I close by noting that these four classes of policies span all the methods currently used in reinforcement learning for sequential decision problems, but the four classes are much broader, and covers a broader class of problems.  See the decision in my upcoming book Reinforcement Learning and Stochastic Optimization: A unified framework for sequential decisions

## Reinforcement learning as defined by a community II

I are going to revisit Ben’s three characteristics of reinforcement learning, beginning with one fairly major tweak.  I have two issues with his characterization of “an agent acting on the environment receiving a reward:”

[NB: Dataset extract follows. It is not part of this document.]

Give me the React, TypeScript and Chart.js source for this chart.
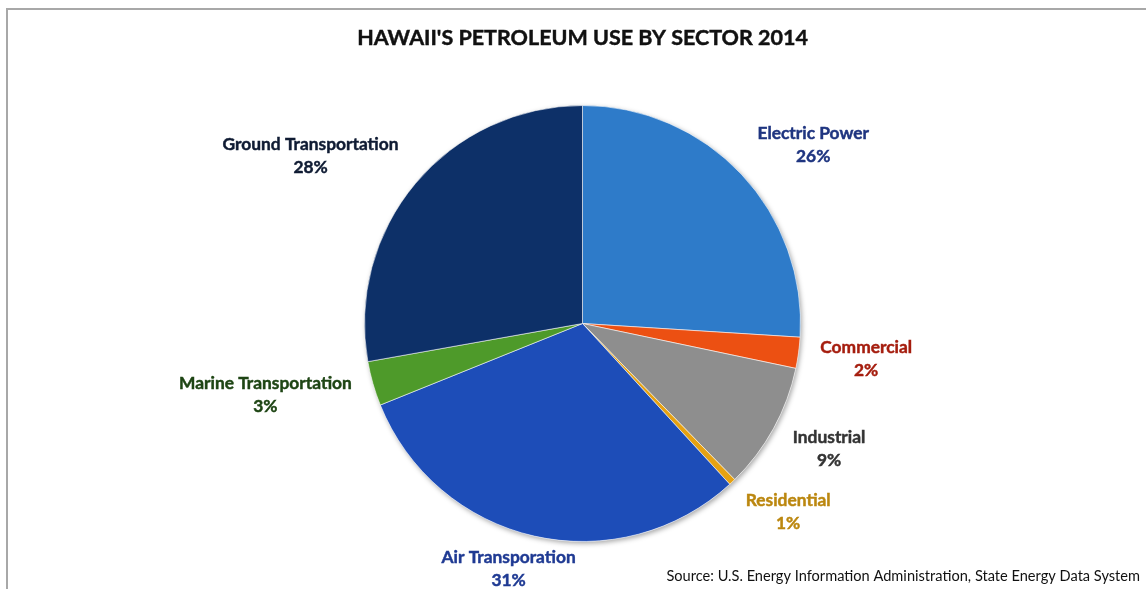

• First, we have to define what it means to “act on the environment.”  Is observing the environment an instance of “acting on the environment”?  If someone pulls out a pair of binoculars to observe what types of birds are in an area, is that “acting on an environment”?
• Second, what if our “agent” has only one action to choose from, so she is always making the same action.  I am quite sure that no-one would view that as a reinforcement learning problem.  Implicit in the idea of “acting on the environment” is the idea that there is a choice of actions.  In other words, the agent needs to make a decision.

So, my “tweak” to Ben’s characterization of reinforcement learning would go as follows:

• An agent making a decision that produces a contribution (or cost, or some performance metric).
• A community that identifies its work as “reinforcement learning.”
• The set of methods developed by the community using the methods it self-identifies as “reinforcement learning” applied to the problem class.

Now, replace “reinforcement learning” with the name of any field working in the broad area of sequential decision problems.  This could be dynamic programming, stochastic programming, optimal control (in discrete time), stochastic search (derivative-free or derivative-based), simulation-optimization, or active learning (also known as the multiarmed bandit problem).

Or, we could draw all these communities together by using:

• Problem class: any sequential decision problem (characterized by describing the application setting).
• Methods: any of the four classes of policies (and possibly a hybrid).

With these two dimensions, we can describe work we are doing by a) describing the application context, and then b) describing the class of policy (or policies if developing a hybrid) that you are using.  This is much more meaningful than saying that you are solving a problem with “reinforcement learning.”